Sometimes we don't have much
of a sense for God's presence in our lives, but there's no mystery to it at
all. The truth is that our desire for
God can be pretty selective. Sometimes
we don't want God to be around.
Dallas Willard writes about
a two-and-a-half-year-old girl in the backyard who one day discovered the
secret to making mud (which she called "warm chocolate"). Her grandmother had been reading and was
facing away from the action, but after cleaning up what was to her a mess, she
told little Larissa not to make any more chocolate and turned her chair around
so as to be facing her granddaughter.
The little girl soon resumed
her "warm chocolate" routine, with one request posed as sweetly as a
two-and-a-half-year-old can make it: "Don't look at me, Nana.
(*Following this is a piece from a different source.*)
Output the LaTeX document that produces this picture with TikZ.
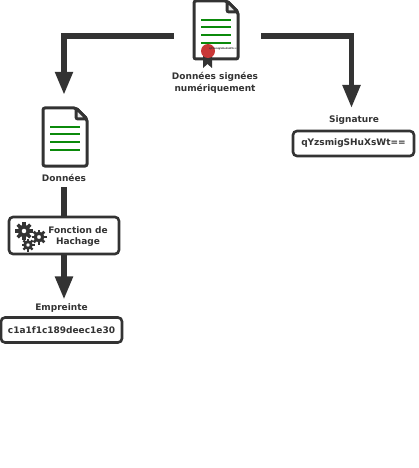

Okay?"
Nana (being a little
codependent) of course agreed.
Larissa continued to
manufacture warm chocolate. Three times
she said, as she continued her work, "Don't look at me, Nana, Okay?"
Then Willard writes,
"Thus the tender soul of a little child shows us how necessary it is to us
that we be unobserved in our wrong."
Any time we choose to do
wrong or to withhold doing right, we choose hiddenness as well. It may be that out of all the prayers that
are ever spoken, the most common one -- the quietest one, the one that we least
acknowledge making -- is simply this: Don't look at me, God.